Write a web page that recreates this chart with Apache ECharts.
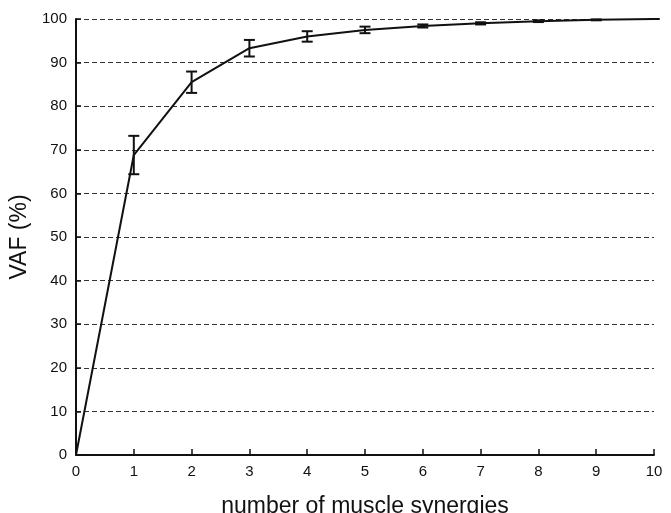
<!DOCTYPE html>
<html>
<head>
<meta charset="utf-8">
<script src="https://cdn.jsdelivr.net/npm/echarts@6/dist/echarts.min.js"></script>
<style>
  html, body { margin: 0; padding: 0; background: #fff; }
  #chart { width: 671px; height: 513px; }
</style>
</head>
<body>
<div id="chart"></div>
<script>
// Number of synergies vs. mean variance accounted for, with standard deviation
const synergies = [0, 1, 2, 3, 4, 5, 6, 7, 8, 9, 10];
const vafMean = [0, 68.8, 85.5, 93.3, 96.0, 97.5, 98.4, 99.0, 99.5, 99.8, 100];
const vafSd = [0, 4.4, 2.45, 1.9, 1.2, 0.75, 0.35, 0.25, 0.2, 0.1, 0];

const FONT = '"Liberation Sans", Arial, Helvetica, sans-serif';

const lineData = synergies.map((x, i) => [x, vafMean[i]]);
const errData = synergies.slice(1).map((x, k) => {
  const i = k + 1;
  return [x, vafMean[i] - vafSd[i], vafMean[i] + vafSd[i]];
});

const chart = echarts.init(document.getElementById('chart'), null, { renderer: 'canvas' });
chart.setOption({
  animation: false,
  backgroundColor: '#fff',
  grid: { left: 76, right: 17, top: 19, bottom: 58, containLabel: false, outerBoundsMode: 'none' },
  xAxis: {
    type: 'value', min: 0, max: 10, interval: 1,
    name: 'number of muscle synergies', nameLocation: 'middle', nameGap: 40,
    nameTextStyle: { fontFamily: FONT, fontSize: 23, color: '#111' },
    axisLine: { lineStyle: { color: '#111', width: 2 } },
    axisTick: { inside: true, length: 6, lineStyle: { color: '#111', width: 1.5 } },
    axisLabel: { fontFamily: FONT, fontSize: 15, color: '#111', margin: 9 },
    splitLine: { show: false }
  },
  yAxis: {
    type: 'value', min: 0, max: 100, interval: 10,
    name: 'VAF (%)', nameLocation: 'middle', nameGap: 43,
    nameTextStyle: { fontFamily: FONT, fontSize: 23, color: '#111' },
    axisLine: { show: true, lineStyle: { color: '#111', width: 2 } },
    axisTick: { show: true, inside: true, length: 5, lineStyle: { color: '#111', width: 1.5 } },
    axisLabel: { fontFamily: FONT, fontSize: 15, color: '#111', margin: 9 },
    splitLine: { show: true, lineStyle: { color: '#333', width: 1, type: [5, 3] } }
  },
  series: [
    {
      type: 'line', data: lineData, symbol: 'none',
      lineStyle: { color: '#111', width: 2 }, z: 3
    },
    {
      type: 'custom', data: errData, z: 4,
      renderItem: function (params, api) {
        const x = api.value(0);
        const lo = api.coord([x, api.value(1)]);
        const hi = api.coord([x, api.value(2)]);
        const hw = 5.5;
        const style = { stroke: '#111', lineWidth: 2 };
        return {
          type: 'group',
          children: [
            { type: 'line', shape: { x1: lo[0], y1: lo[1], x2: hi[0], y2: hi[1] }, style },
            { type: 'line', shape: { x1: lo[0] - hw, y1: lo[1], x2: lo[0] + hw, y2: lo[1] }, style },
            { type: 'line', shape: { x1: hi[0] - hw, y1: hi[1], x2: hi[0] + hw, y2: hi[1] }, style }
          ]
        };
      }
    }
  ]
});
</script>
</body>
</html>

== == ==

Which lines above contain "with"? Show each of them.

Write a web page that recreates this chart with Apache ECharts.
// Number of synergies vs. mean variance accounted for, with standard deviation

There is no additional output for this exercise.